The Briton's fourth victory in seven races this season, and fourth career win in Canada, denied Rosberg a third triumph in a row and provided the perfect response to losing out in the showcase race two weeks ago.
There he had been leading comfortably from pole only to lose out after a needless late pitstop when the safety car was deployed.
There was no need for the safety car on Sunday, at a circuit that has seen it plenty of times in the past, and there was little in the way of drama either -- other than a startled groundhog appearing on the track -- as Hamilton led from pole.
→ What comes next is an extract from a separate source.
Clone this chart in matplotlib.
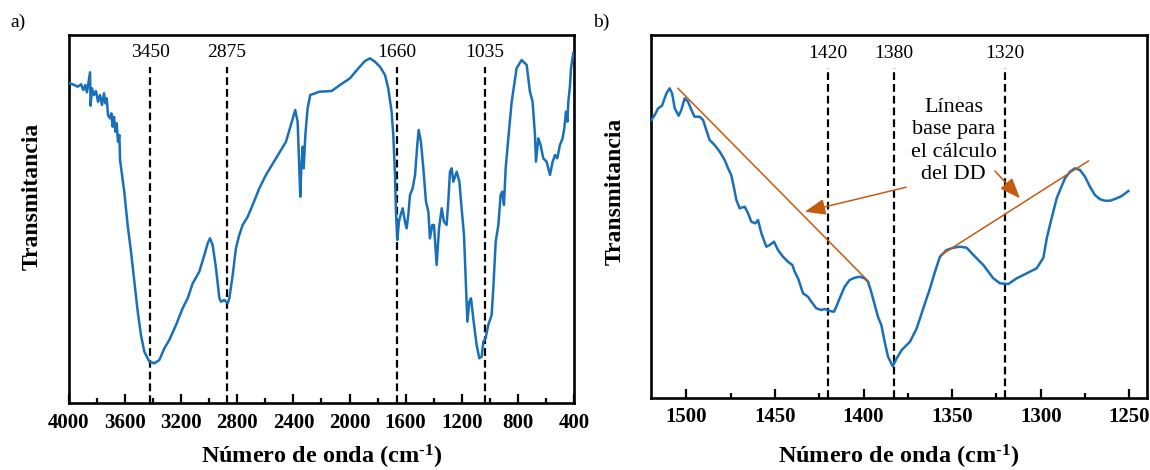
import matplotlib
matplotlib.use("Agg")
import matplotlib.pyplot as plt
from matplotlib.ticker import MultipleLocator, NullLocator

plt.rcParams['font.family'] = ['Liberation Serif', 'DejaVu Serif']
plt.rcParams['mathtext.fontset'] = 'custom'
plt.rcParams['mathtext.rm'] = 'Liberation Serif:bold'
plt.rcParams['mathtext.it'] = 'Liberation Serif:bold:italic'
plt.rcParams['mathtext.bf'] = 'Liberation Serif:bold'
plt.rcParams['mathtext.default'] = 'rm'

# ---------------- data: panel a) full FTIR spectrum ----------------
wn_a = [3993, 3962, 3938, 3914, 3898, 3884, 3872, 3860, 3850, 3846, 3836, 3822,
        3808, 3793, 3779, 3765, 3750, 3741, 3731, 3722, 3708, 3698, 3689, 3679,
        3670, 3660, 3651, 3641, 3636, 3606, 3582, 3558, 3534, 3510, 3487, 3463,
        3427, 3392, 3356, 3320, 3285, 3237, 3190, 3154, 3118, 3071, 3035, 3011,
        2995, 2976, 2952, 2928, 2916, 2893, 2869, 2857, 2833, 2810, 2786, 2762,
        2726, 2691, 2643, 2596, 2524, 2453, 2387, 2370, 2358, 2351, 2344, 2334,
        2327, 2315, 2299, 2280, 2215, 2128, 2068, 1997, 1937, 1890, 1854, 1819,
        1783, 1747, 1724, 1700, 1688, 1676, 1669, 1659, 1648, 1636, 1621, 1605,
        1593, 1581, 1569, 1550, 1533, 1517, 1507, 1491, 1474, 1455, 1438, 1427,
        1410, 1398, 1379, 1362, 1343, 1327, 1308, 1296, 1284, 1272, 1260, 1236,
        1217, 1201, 1184, 1170, 1160, 1146, 1134, 1118, 1094, 1075, 1058, 1046,
        1030, 1011, 987, 975, 958, 939, 923, 911, 899, 887, 868, 844, 809, 773,
        737, 714, 695, 678, 671, 654, 638, 619, 595, 571, 552, 535, 519, 500,
        481, 469, 457, 447, 440, 428, 421, 405]
t_a = [319.7, 318.0, 316.3, 318.7, 313.0, 318.0, 310.7, 321.3, 330.7, 297.3, 314.7, 308.0,
       312.0, 301.3, 308.0, 298.0, 309.7, 299.7, 304.7, 288.0, 284.7, 289.7, 276.3, 286.3,
       271.3, 279.7, 261.3, 268.0, 243.0, 211.3, 178.0, 151.3, 121.3, 91.3, 68.0, 51.3,
       41.3, 39.7, 43.0, 54.7, 63.0, 78.0, 94.7, 104.7, 119.7, 131.3, 148.0, 159.7,
       164.7, 158.0, 134.7, 104.7, 101.3, 103.0, 99.7, 104.7, 128.0, 154.7, 168.0, 178.0,
       186.3, 198.0, 214.7, 228.0, 244.7, 261.3, 293.0, 281.3, 234.7, 206.3, 234.7, 256.3,
       234.7, 268.0, 294.7, 308.0, 311.3, 312.0, 318.0, 324.7, 334.7, 342.0, 344.7, 341.3,
       336.3, 328.0, 314.7, 291.3, 268.0, 228.0, 191.3, 163.0, 181.3, 188.0, 194.7, 181.3,
       174.7, 188.0, 208.0, 214.7, 228.0, 258.0, 273.0, 261.3, 234.7, 201.3, 191.3, 164.7,
       178.0, 178.0, 138.0, 174.7, 194.7, 181.3, 178.0, 201.3, 231.3, 234.7, 221.3, 231.3,
       221.3, 194.7, 168.0, 118.0, 81.3, 101.3, 104.7, 84.7, 58.0, 44.7, 46.3, 61.3,
       64.7, 78.0, 88.0, 114.7, 161.3, 178.0, 208.0, 211.3, 198.0, 234.7, 264.7, 301.3, 334.7, 343.0,
       338.0, 311.3, 301.3, 268.0, 241.3, 264.7, 258.0, 244.7, 241.3, 228.0, 241.3, 248.0, 244.7, 258.0,
       264.7, 274.7, 291.3, 281.3, 301.3, 318.0, 334.7, 350.0]

marks_a = [3420, 2875, 1660, 1035]
marks_a_labels = ['3450', '2875', '1660', '1035']

# ---------------- data: panel b) 1520-1250 cm-1 zoom ----------------
wn_b = [1519.8, 1517.9, 1516.0, 1513.8, 1511.3, 1509.5, 1508.1, 1506.6, 1504.4, 1502.9,
        1501.0, 1499.1, 1497.2, 1495.4, 1492.5, 1490.6, 1488.8, 1486.9, 1484.1, 1481.2,
        1478.4, 1476.5, 1474.7, 1473.1, 1471.8, 1470.0, 1467.1, 1465.2, 1463.4, 1461.1,
        1459.6, 1457.7, 1454.9, 1453.0, 1450.6, 1448.3, 1445.5, 1442.7, 1440.2, 1438.9,
        1437.0, 1434.2, 1431.4, 1429.5, 1426.7, 1423.8, 1422.0, 1419.1, 1416.7, 1415.4,
        1413.5, 1410.7, 1407.9, 1405.0, 1402.2, 1399.4, 1397.5, 1396.0, 1394.7, 1391.9,
        1390.0, 1388.1, 1386.2, 1383.6, 1381.3, 1378.5, 1373.8, 1370.0, 1366.3, 1362.5,
        1359.7, 1356.9, 1353.1, 1349.3, 1345.6, 1341.8, 1338.0, 1332.4, 1326.8, 1323.0,
        1318.3, 1313.6, 1307.9, 1302.3, 1298.5, 1296.6, 1294.8, 1292.9, 1291.0, 1288.7,
        1286.3, 1283.5, 1280.7, 1277.8, 1275.0, 1272.2, 1269.4, 1266.5, 1263.7, 1260.9,
        1258.1, 1254.3, 1250.5]
t_b = [277.7, 282.7, 289.4, 292.0, 304.4, 309.4, 304.4, 289.4, 282.0, 287.7,
       299.4, 296.0, 287.7, 281.0, 281.0, 277.7, 267.7, 257.7, 252.7, 246.0,
       237.7, 229.4, 222.7, 209.4, 197.7, 189.4, 191.0, 184.4, 176.0, 174.4,
       177.7, 164.4, 151.0, 152.7, 156.0, 147.7, 141.0, 136.0, 132.7, 126.0,
       119.4, 104.4, 101.0, 96.0, 89.4, 87.7, 88.7, 86.7, 86.0, 91.0,
       99.4, 111.0, 117.7, 120.0, 121.0, 119.4, 116.0, 107.7, 99.4, 81.0,
       72.7, 56.0, 41.0, 31.5, 39.4, 47.7, 56.0, 69.4, 89.4, 109.4,
       126.0, 141.0, 147.7, 150.0, 151.0, 150.0, 142.7, 132.7, 119.4, 114.4,
       113.7, 119.4, 124.4, 129.4, 140.0, 159.4, 172.7, 186.0, 199.4, 209.4,
       219.4, 226.0, 229.4, 227.7, 221.0, 211.0, 202.7, 198.4, 197.0, 197.0,
       198.7, 201.7, 206.7]

marks_b = [1420, 1383, 1320]
marks_b_labels = ['1420', '1380', '1320']

# baselines (x pairs, y pairs)
base1_x = [1504.8, 1397.1]
base1_y = [309.4, 116.0]
base2_x = [1356.3, 1273.1]
base2_y = [142.7, 236.7]

note_text = 'Líneas\nbase para\nel cálculo\ndel DD'
xlabel_text = 'Número de onda (cm$^{\u2010 1}$)'

# ---------------- styling ----------------
BLUE = '#1a70b8'
ORANGE = '#c55a11'

fig = plt.figure(figsize=(11.5, 4.7), dpi=100)
axA = fig.add_axes([0.0600, 0.1426, 0.4391, 0.7829])
axB = fig.add_axes([0.5661, 0.1538, 0.4313, 0.7717])


def style_axis(ax):
    for s in ax.spines.values():
        s.set_linewidth(1.9)
        s.set_color('black')
    ax.yaxis.set_major_locator(NullLocator())
    ax.tick_params(axis='x', which='both', direction='in', top=False,
                   labelsize=15, width=1.6)
    ax.tick_params(axis='x', which='major', length=6.5, pad=7)
    ax.tick_params(axis='x', which='minor', length=3.5)
    for lab in ax.get_xticklabels():
        lab.set_fontweight('bold')


# ---- panel a
axA.plot(wn_a, t_a, color=BLUE, lw=1.8, zorder=3)
axA.set_xlim(4000, 400)
axA.set_ylim(0, 368)
axA.xaxis.set_major_locator(MultipleLocator(400))
axA.xaxis.set_minor_locator(MultipleLocator(200))
style_axis(axA)
axA.vlines(marks_a, 0, 336, colors='black', linestyles=(0, (3.5, 1.8)), lw=1.6, zorder=2)
for xm, lab in zip(marks_a, marks_a_labels):
    axA.text(xm, 351, lab, ha='center', va='center', fontsize=14)
axA.set_xlabel(xlabel_text, fontsize=17.5, fontweight='bold', labelpad=7)
axA.set_ylabel('Transmitancia', fontsize=17, fontweight='bold')
axA.yaxis.set_label_coords(-0.052, 0.5625)

# ---- panel b
axB.plot(wn_b, t_b, color=BLUE, lw=1.8, zorder=3)
axB.set_xlim(1520, 1240)
axB.set_ylim(0, 362.7)
axB.xaxis.set_major_locator(MultipleLocator(50))
axB.xaxis.set_minor_locator(MultipleLocator(25))
style_axis(axB)
axB.vlines(marks_b, 0, 330, colors='black', linestyles=(0, (3.5, 1.8)), lw=1.6, zorder=2)
for xm, lab in zip(marks_b, marks_b_labels):
    axB.text(xm, 344.4, lab, ha='center', va='center', fontsize=14)
axB.plot(base1_x, base1_y, color=ORANGE, lw=1.1, zorder=4)
axB.plot(base2_x, base2_y, color=ORANGE, lw=1.1, zorder=4)
axB.text(1349.1, 256.7, note_text, ha='center', va='center', multialignment='center',
         fontsize=16, linespacing=1.22)
arrow_kw = dict(arrowstyle='-|>,head_length=0.9,head_width=0.35', color=ORANGE,
                lw=1.1, mutation_scale=14, shrinkA=0, shrinkB=0)
axB.annotate('', xy=(1433.2, 186.0), xytext=(1376.0, 210.5), arrowprops=arrow_kw)
axB.annotate('', xy=(1311.7, 199.4), xytext=(1325.8, 226.7), arrowprops=arrow_kw)
axB.set_xlabel(xlabel_text, fontsize=17.5, fontweight='bold', labelpad=11)
axB.set_ylabel('Transmitancia', fontsize=17, fontweight='bold')
axB.yaxis.set_label_coords(-0.052, 0.570)

fig.text(10 / 1150, 1 - 22 / 470, 'a)', fontsize=14, ha='left', va='center')
fig.text(593 / 1150, 1 - 22 / 470, 'b)', fontsize=14, ha='left', va='center')

fig.savefig('out.png', dpi=100)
Rosberg was never close enough to attack and the rest of the field was so far behind as to be out of sight, with Hamilton lapping all but six of the cars behind him at the circuit where he took his first F1 win in 2007 with McLaren.
Finland's Valtteri Bottas was third for Williams, a massive 40.6 seconds behind Hamilton, to become the first driver from outside Mercedes or Ferrari to appear on the podium this year.
"I love Montreal," Hamilton told the crowd as he stood on the podium after his 37th career win. "Nico was quick but I felt like I always had it under control.
"Did I need this?" he asked the spectators to raucous cheers. "I think so."
Bottas moved up one place from where he started, beating his fellow-Finn Kimi Raikkonen after the Ferrari driver spun following a pitstop.
Raikkonen finished fourth, ahead of team mate Sebastian Vettel who fought his way through the field from 18th at the start.
Bottas's Brazilian team mate Felipe Massa finished sixth after starting 15th.
Venezuelan Pastor Maldonaado scored his first points of the season for Lotus in seventh place and Germany's Nico Hulkenberg limbered up for his Le Mans 24 Hours debut next weekend with eighth place for Force India.
Russian Daniil Kvyat was ninth for Red Bull and Frenchman Romain Grosjean took the final point for Lotus after a late coming together with Manor Marussia's Will Stevens.
Neither of the McLarens finished the race, with Spain's double world champion Fernando Alonso expressing his frustration over the radio at being told save fuel.